The architect of Wales’s assessment reforms, including the abolition of Sats, has warned they will fail unless policy-makers invest heavily in training for teachers.

Professor Richard Daugherty, who led the review group which recommended scrapping national tests for 11 and 14-year-olds, said teachers needed time and training to develop their assessment skills.

But a key challenge is whether Jane Davidson, the minister for education and lifelong learning, local education authorities and schools will give professional development the funding needed to embed the reforms, he said.

Speaking to delegates at a conference on assessment for learning, held this week at the University of Wales Institute Cardiff, he said: “Is the Assembly government going to resource the professional development associated with assessment for learning, and moderation?

“Unless it does, it is making a pretty good case for it not working, because the professional development element is essential for the system to work.”

Assessment for learning, or formative assessment, occurs when teachers feed information back to pupils in ways that help them improve their learning or encourage self-evaluation. Summative assessment, such as Sats, gives a snapshot picture of pupil attainment at a particular time.

In her response to last year’s Daugherty proposals, Ms Davidson said she wanted to introduce a system that put pupils at its heart, built on the professional judgements of teachers and focused on assessment for learning.

The abolition of Sats for 11-year-olds this summer, and for 14-year-olds next year, means pupil attainment at the end of key stages 2 and 3 will in future be measured by teacher assessment only.

Primary and secondary teachers will work together in school clusters to moderate KS2 assessments, while all secondary schools are expected to gain accreditation for moderating subject-based assessments at KS3.

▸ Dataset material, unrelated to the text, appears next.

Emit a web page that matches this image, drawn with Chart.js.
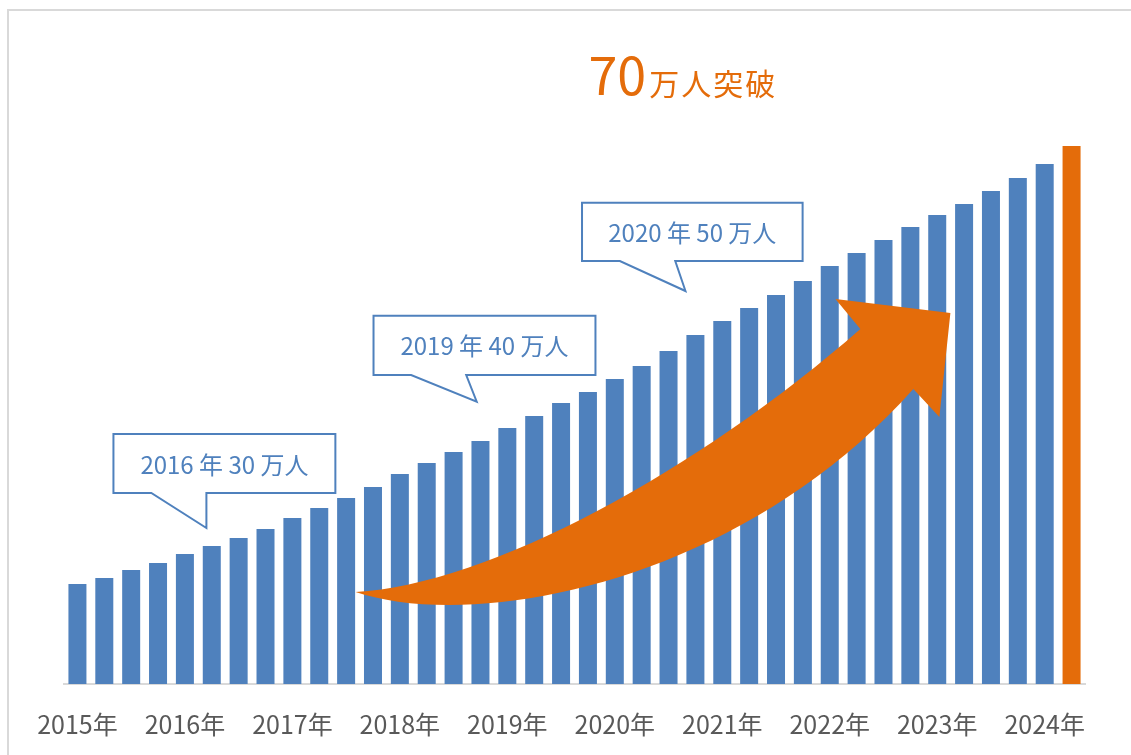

Professor Daugherty said he hoped teachers would not talk just about curriculum levels, but about the “nature of the learning that goes into that level”.

“I have been party to group moderation that has been highly centred on learning. But some moderation systems are terribly bureaucratic and functional.”

But he acknowledged that implementing assessment for learning would, for some teachers, require a fundamental rethink of their practice.

In 2004, Sats cost Wales approximately pound;4 million. The Assembly government has allocated an in-service training day for the Daugherty reforms in both 2005-6 and 2006-7, and funding for teacher assessment training will also be available from school improvement grants in 2006-7.

The contract for ensuring assessment standards are maintained at KS3, worth pound;3-4 million over three years, was this week awarded to the Welsh Joint Education Committee. It involves moderating standards for all students at age 14 and verifying the school policies and practices.

Gareth Pierce, WJEC chief executive, said the contract included “an element” of professional training, and that there would be “feedback” conferences for teachers.